The next day, as I was having lunch at an outdoor café in Vientiane, an old American woman entered with two young men. They sat near me, and from their conversation I gathered that one was her son and the other his Indian lover. The woman sat queening it for a while, and the young men talked intimately. And then a waiter approached her.
"Ask them. They make all the decisions," she said. "I'm just along for the ride."
Strange little dramas occurred, the glimpses I got as a traveler, not a short story but a fleeting look of something else. I always knew that there was much more, and so these people appeared like characters waiting for me, as some Americans had in India, to assign them parts in a bigger story.

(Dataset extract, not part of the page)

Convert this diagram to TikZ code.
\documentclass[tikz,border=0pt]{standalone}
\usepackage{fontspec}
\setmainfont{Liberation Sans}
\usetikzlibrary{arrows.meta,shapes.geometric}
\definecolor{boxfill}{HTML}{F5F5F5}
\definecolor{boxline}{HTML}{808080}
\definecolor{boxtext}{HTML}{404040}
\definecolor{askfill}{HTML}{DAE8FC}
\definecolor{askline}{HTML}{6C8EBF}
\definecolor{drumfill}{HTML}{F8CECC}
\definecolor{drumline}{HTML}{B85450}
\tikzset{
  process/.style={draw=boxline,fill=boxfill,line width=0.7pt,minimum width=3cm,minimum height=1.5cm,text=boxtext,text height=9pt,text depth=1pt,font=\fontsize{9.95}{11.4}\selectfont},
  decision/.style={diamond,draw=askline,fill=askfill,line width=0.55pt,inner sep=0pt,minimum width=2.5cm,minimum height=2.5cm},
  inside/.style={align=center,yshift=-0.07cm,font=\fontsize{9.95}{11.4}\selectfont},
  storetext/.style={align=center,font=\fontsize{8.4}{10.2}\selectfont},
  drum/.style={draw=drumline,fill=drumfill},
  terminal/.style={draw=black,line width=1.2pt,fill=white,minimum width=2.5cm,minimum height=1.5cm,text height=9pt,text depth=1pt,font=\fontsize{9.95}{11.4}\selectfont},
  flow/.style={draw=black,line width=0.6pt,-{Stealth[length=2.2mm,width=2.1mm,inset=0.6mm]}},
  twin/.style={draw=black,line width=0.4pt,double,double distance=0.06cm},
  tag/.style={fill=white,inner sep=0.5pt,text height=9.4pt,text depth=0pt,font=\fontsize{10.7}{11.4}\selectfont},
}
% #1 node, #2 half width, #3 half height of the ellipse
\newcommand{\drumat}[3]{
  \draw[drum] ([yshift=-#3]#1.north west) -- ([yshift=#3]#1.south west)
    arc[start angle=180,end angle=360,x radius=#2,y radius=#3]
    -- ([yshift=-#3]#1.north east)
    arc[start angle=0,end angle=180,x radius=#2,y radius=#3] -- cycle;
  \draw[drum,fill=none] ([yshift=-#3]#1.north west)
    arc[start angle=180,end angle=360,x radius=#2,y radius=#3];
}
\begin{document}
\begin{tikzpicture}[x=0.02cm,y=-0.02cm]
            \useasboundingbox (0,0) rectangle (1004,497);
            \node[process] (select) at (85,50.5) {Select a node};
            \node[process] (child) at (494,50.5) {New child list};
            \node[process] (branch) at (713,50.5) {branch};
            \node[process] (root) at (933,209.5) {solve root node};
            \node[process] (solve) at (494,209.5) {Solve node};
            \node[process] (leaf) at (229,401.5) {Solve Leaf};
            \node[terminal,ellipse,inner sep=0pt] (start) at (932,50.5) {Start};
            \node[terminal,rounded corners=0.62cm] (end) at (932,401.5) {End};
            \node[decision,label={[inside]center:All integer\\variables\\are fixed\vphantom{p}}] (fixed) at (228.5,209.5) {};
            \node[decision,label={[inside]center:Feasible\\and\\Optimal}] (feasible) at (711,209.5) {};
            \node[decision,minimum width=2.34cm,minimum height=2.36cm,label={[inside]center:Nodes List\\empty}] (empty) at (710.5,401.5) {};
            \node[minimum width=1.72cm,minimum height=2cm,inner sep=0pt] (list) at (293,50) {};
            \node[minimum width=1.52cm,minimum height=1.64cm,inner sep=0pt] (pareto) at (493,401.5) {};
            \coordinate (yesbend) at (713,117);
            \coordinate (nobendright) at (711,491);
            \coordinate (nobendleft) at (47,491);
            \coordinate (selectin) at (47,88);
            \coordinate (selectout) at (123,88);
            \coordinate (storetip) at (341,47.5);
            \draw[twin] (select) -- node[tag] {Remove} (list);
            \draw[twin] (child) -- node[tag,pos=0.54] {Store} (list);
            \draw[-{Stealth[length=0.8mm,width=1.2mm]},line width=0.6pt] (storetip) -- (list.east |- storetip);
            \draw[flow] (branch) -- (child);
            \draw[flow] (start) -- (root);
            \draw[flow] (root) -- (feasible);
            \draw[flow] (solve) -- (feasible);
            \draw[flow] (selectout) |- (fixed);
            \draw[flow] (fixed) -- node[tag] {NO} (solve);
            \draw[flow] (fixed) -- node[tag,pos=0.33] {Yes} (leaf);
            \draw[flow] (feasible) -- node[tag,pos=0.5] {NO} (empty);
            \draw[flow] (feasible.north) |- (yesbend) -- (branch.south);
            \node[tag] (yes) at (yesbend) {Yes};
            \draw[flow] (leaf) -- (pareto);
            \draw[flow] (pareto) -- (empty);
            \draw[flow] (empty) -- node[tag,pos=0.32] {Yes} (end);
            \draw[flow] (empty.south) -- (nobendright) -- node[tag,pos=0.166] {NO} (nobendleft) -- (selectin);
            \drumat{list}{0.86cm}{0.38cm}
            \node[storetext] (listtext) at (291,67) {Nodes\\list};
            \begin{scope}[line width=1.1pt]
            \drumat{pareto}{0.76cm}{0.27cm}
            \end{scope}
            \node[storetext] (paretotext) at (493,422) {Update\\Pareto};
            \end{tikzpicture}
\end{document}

I was satisfied that the depraved Vientiane of whores and stoners I had known was gone, replaced by a Vientiane of budget travelers and backpackers. Meanwhile the Laotians themselves did their best to escape across the river to Thailand, where there were opportunities for work and real money.
A pedicab, locally known as a tuk-tuk, passed me as I was walking down a street. The man said, "Where?"
I thought that I might go to the museum or see some more temples. But I said, "How much to the bridge?"
He named a price, and not long after that I was back at Nong Khai Station, waiting for the Bangkok train, thinking about the little dramas. A woman smiled at me.
"Anyone sitting here?"
"Be my guest."
She was American, tubby and short, duck-butted, about fifty or so, in black capri pants, her hair drawn back but most of it fluttering around her sweaty face. She was pale, unnaturally so in this bright sunshine. She carried a misshapen duffle bag, which she unzipped, taking out a ten-inch baguette sandwich wrapped in paper. Pulling off the paper, holding the sandwich in two hands, like a tool, she tilted her head and began eating, working on it from its narrower end.
"Real good," she said, chewing.
"What's in it?"
"Usual stuff. Mystery meat and salad." She laughed. She seemed sure of herself, and here she was, alone in an empty railway station on the Thai-Laos border on a hot afternoon.
"You from the States?"
"Missouri. But I live in Khon Kaen."
Another one. I didn't say anything for a while. I was content. I'd just had some noodles across the road from the station, and the Thai noodle seller had said I should stay, live here, lots of
farangs
had done that and were happy. Eating noodles on the border in a shady open-sided restaurant, waiting for the Bangkok train, was a kind of bliss. Plenty of women here would want to move in with you, he said, promising me romance too. Now I was on the platform with the fat woman from Missouri as she gnawed at her sandwich.